▸ **What is required**: Only the lines from the start of the data below through the line that contains "const rightTicks = [0, 10, 20, 30, 40, 50, 60, 70];" are to be copied, exactly and without pictures.
==== Dataset content ====
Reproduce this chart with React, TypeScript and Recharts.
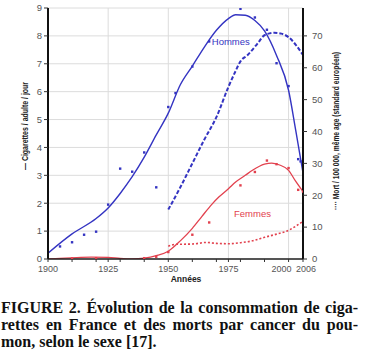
import React from 'react';
import {
  ComposedChart,
  Line,
  Scatter,
  XAxis,
  YAxis,
  CartesianGrid,
  ReferenceDot,
  Customized,
} from 'recharts';

const BLUE = '#3434c2';
const RED = '#e2414e';

// Axis ticks
const xTicks = [1900, 1910, 1920, 1925, 1930, 1940, 1950, 1960, 1970, 1975, 1980, 1990, 2000, 2006];
const xLabelTicks = [1900, 1925, 1950, 1975, 2000, 2006];
const xGridYears = [1925, 1950, 1975, 2000];
const leftTicks = [0, 1, 2, 3, 4, 5, 6, 7, 8, 9];
const rightTicks = [0, 10, 20, 30, 40, 50, 60, 70];

// Men: cigarettes / adult / day (smoothed curve)
const menCigCurveYears = [1900, 1910, 1920, 1925, 1930, 1935, 1940, 1945, 1950, 1955, 1960, 1965, 1970, 1975, 1978, 1982, 1986, 1990, 1995, 2000, 2003, 2006];
const menCigCurveValues = [0.21, 0.9, 1.45, 1.83, 2.35, 2.95, 3.65, 4.45, 5.23, 6.25, 6.92, 7.6, 8.2, 8.62, 8.76, 8.74, 8.55, 8.18, 7.3, 6.05, 4.6, 3.09];

// Men: cigarettes observed points
const menCigPointYears = [1905, 1910, 1915, 1920, 1925, 1930, 1935, 1940, 1945, 1950, 1953, 1960, 1967, 1980, 1986, 1991, 1995, 2000, 2004, 2005];
const menCigPointValues = [0.45, 0.6, 0.87, 0.98, 1.95, 3.24, 3.13, 3.82, 2.57, 5.45, 5.95, 6.9, 7.8, 8.97, 8.66, 8.22, 7.02, 6.2, 3.58, 3.5];

// Women: cigarettes / adult / day (smoothed curve)
const womenCigCurveYears = [1900, 1905, 1912, 1918, 1925, 1930, 1935, 1940, 1945, 1950, 1955, 1960, 1964, 1968, 1971, 1975, 1978, 1982, 1985, 1990, 1993, 1996, 2000, 2003, 2006];
const womenCigCurveValues = [0, 0.02, 0.05, 0.07, 0.06, 0.02, 0.0, 0.03, 0.12, 0.28, 0.65, 1.1, 1.53, 1.95, 2.22, 2.52, 2.76, 3.0, 3.18, 3.4, 3.44, 3.38, 3.18, 2.78, 2.42];

// Women: cigarettes observed points
const womenCigPointYears = [1910, 1920, 1940, 1945, 1950, 1960, 1967, 1980, 1986, 1991, 1995, 2000, 2004, 2006];
const womenCigPointValues = [0.02, 0.03, 0.03, 0.08, 0.25, 0.87, 1.31, 2.64, 3.12, 3.53, 3.4, 3.26, 2.48, 2.42];

// Men: lung cancer deaths / 100 000
const menDeathYears = [1950, 1955, 1960, 1965, 1970, 1975, 1978, 1980, 1983, 1987, 1990, 1994, 1997, 2000, 2003, 2006];
const menDeathValues = [15.5, 22.5, 30, 37.5, 44.5, 54, 59, 62, 64, 67.5, 70.2, 71, 70.7, 69.6, 67.2, 64];

// Women: lung cancer deaths / 100 000
const womenDeathYears = [1950, 1953, 1960, 1966, 1970, 1975, 1980, 1985, 1990, 1995, 2000, 2003, 2006];
const womenDeathValues = [4.0, 4.6, 4.7, 5.2, 4.9, 4.8, 5.1, 5.7, 6.8, 7.8, 9.0, 10.3, 11.8];

const zip = (years: number[], values: number[]) => years.map((year, i) => ({ year, v: values[i] }));

const menCigCurve = zip(menCigCurveYears, menCigCurveValues);
const menCigPoints = zip(menCigPointYears, menCigPointValues);
const womenCigCurve = zip(womenCigCurveYears, womenCigCurveValues);
const womenCigPoints = zip(womenCigPointYears, womenCigPointValues);
const menDeaths = zip(menDeathYears, menDeathValues);
const womenDeaths = zip(womenDeathYears, womenDeathValues);

const FONT = '"Liberation Sans", Arial, sans-serif';

const squareShape = (color: string) => (props: any) => {
  const { cx, cy } = props;
  if (cx == null || cy == null) return null;
  return <rect x={cx - 1.2} y={cy - 1.2} width={2.4} height={2.4} fill={color} />;
};

const XTick = (props: any) => {
  const { x, y, payload } = props;
  const val = payload.value;
  if (!xLabelTicks.includes(val)) return null;
  let dx = 0;
  if (val === 2000) dx = -7;
  if (val === 2006) dx = 3;
  return (
    <text x={x + dx} y={y + 8} textAnchor="middle" fontSize={9} fill="#555" fontFamily={FONT}>
      {val}
    </text>
  );
};

const Titles = () => (
  <g>
    <text
      transform="translate(28,126) rotate(-90)"
      textAnchor="middle"
      fontSize={8.5}
      fontWeight="bold"
      fill="#222"
      fontFamily={FONT}
      textLength={88}
      lengthAdjust="spacingAndGlyphs"
    >
      — Cigarettes / adulte / jour
    </text>
    <text
      transform="translate(339,131) rotate(-90)"
      textAnchor="middle"
      fontSize={8.5}
      fontWeight="bold"
      fill="#222"
      fontFamily={FONT}
      textLength={158}
      lengthAdjust="spacingAndGlyphs"
    >
      ···· Mort / 100 000, même age (standard européen)
    </text>
    <text x={186} y={282} textAnchor="middle" fontSize={8.5} fontWeight="bold" fill="#222" fontFamily={FONT}>
      Années
    </text>
  </g>
);

const captionLine: React.CSSProperties = {
  position: 'absolute',
  left: 1,
  width: 357,
  fontFamily: '"Liberation Serif", "Times New Roman", serif',
  fontWeight: 'bold',
  fontSize: 16,
  lineHeight: '17px',
  color: '#111',
  whiteSpace: 'nowrap',
};

export default function App() {
  return (
    <div style={{ position: 'absolute', left: 0, top: 0, width: 365, height: 358, background: '#fff' }}>
      <ComposedChart
        width={365}
        height={290}
        margin={{ top: 8, right: 0, bottom: 0, left: 0 }}
      >
        <CartesianGrid
          yAxisId="l"
          stroke="#dcdcdc"
          strokeWidth={1}
          verticalValues={xGridYears}
          horizontalValues={leftTicks}
        />
        <XAxis
          type="number"
          dataKey="year"
          domain={[1900, 2006]}
          ticks={xTicks}
          interval={0}
          height={31}
          tick={<XTick />}
          tickSize={3}
          tickLine={{ stroke: '#333' }}
          axisLine={{ stroke: '#222', strokeWidth: 1.5 }}
          allowDataOverflow
        />
        <YAxis
          yAxisId="l"
          orientation="left"
          width={48}
          domain={[0, 9]}
          ticks={leftTicks}
          interval={0}
          tickSize={4}
          tickMargin={2}
          tick={{ fontSize: 9.5, fill: '#555', fontFamily: FONT }}
          tickLine={{ stroke: '#333' }}
          axisLine={{ stroke: '#111', strokeWidth: 2 }}
          allowDataOverflow
        />
        <YAxis
          yAxisId="r"
          orientation="right"
          width={62}
          domain={[0, 78.75]}
          ticks={rightTicks}
          interval={0}
          tickSize={4}
          tickMargin={5}
          tick={{ fontSize: 9.5, fill: '#555', fontFamily: FONT }}
          tickLine={{ stroke: '#333' }}
          axisLine={{ stroke: '#111', strokeWidth: 2 }}
          allowDataOverflow
        />
        <Line
          yAxisId="r"
          data={menDeaths}
          dataKey="v"
          type="monotone"
          stroke={BLUE}
          strokeWidth={2}
          strokeDasharray="4 2"
          dot={false}
          isAnimationActive={false}
        />
        <Line
          yAxisId="r"
          data={womenDeaths}
          dataKey="v"
          type="monotone"
          stroke={RED}
          strokeWidth={1.6}
          strokeDasharray="2 2"
          dot={false}
          isAnimationActive={false}
        />
        <Line
          yAxisId="l"
          data={womenCigCurve}
          dataKey="v"
          type="monotone"
          stroke={RED}
          strokeWidth={1.3}
          dot={false}
          isAnimationActive={false}
        />
        <Line
          yAxisId="l"
          data={menCigCurve}
          dataKey="v"
          type="monotone"
          stroke={BLUE}
          strokeWidth={1.4}
          dot={false}
          isAnimationActive={false}
        />
        <Scatter
          yAxisId="l"
          data={womenCigPoints}
          dataKey="v"
          shape={squareShape(RED)}
          isAnimationActive={false}
        />
        <Scatter
          yAxisId="l"
          data={menCigPoints}
          dataKey="v"
          shape={squareShape(BLUE)}
          isAnimationActive={false}
        />
        <ReferenceDot
          yAxisId="l"
          x={1976}
          y={7.8}
          r={0}
          fill="none"
          stroke="none"
          label={{ value: 'Hommes', fill: BLUE, fontSize: 9.5, position: 'center', fontFamily: FONT }}
        />
        <ReferenceDot
          yAxisId="l"
          x={1985}
          y={1.62}
          r={0}
          fill="none"
          stroke="none"
          label={{ value: 'Femmes', fill: RED, fontSize: 9.5, position: 'center', fontFamily: FONT }}
        />
        <Customized component={Titles} />
      </ComposedChart>
      <div style={{ ...captionLine, top: 299, textAlign: 'justify', textAlignLast: 'justify' }}>
        FIGURE 2. Évolution de la consommation de ciga-
      </div>
      <div style={{ ...captionLine, top: 316, textAlign: 'justify', textAlignLast: 'justify' }}>
        rettes en France et des morts par cancer du pou-
      </div>
      <div style={{ ...captionLine, top: 333 }}>
        mon, selon le sexe [17].
      </div>
    </div>
  );
}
====
▸ **Exercise output**:
Reproduce this chart with React, TypeScript and Recharts.
import React from 'react';
import {
  ComposedChart,
  Line,
  Scatter,
  XAxis,
  YAxis,
  CartesianGrid,
  ReferenceDot,
  Customized,
} from 'recharts';

const BLUE = '#3434c2';
const RED = '#e2414e';

// Axis ticks
const xTicks = [1900, 1910, 1920, 1925, 1930, 1940, 1950, 1960, 1970, 1975, 1980, 1990, 2000, 2006];
const xLabelTicks = [1900, 1925, 1950, 1975, 2000, 2006];
const xGridYears = [1925, 1950, 1975, 2000];
const leftTicks = [0, 1, 2, 3, 4, 5, 6, 7, 8, 9];
const rightTicks = [0, 10, 20, 30, 40, 50, 60, 70];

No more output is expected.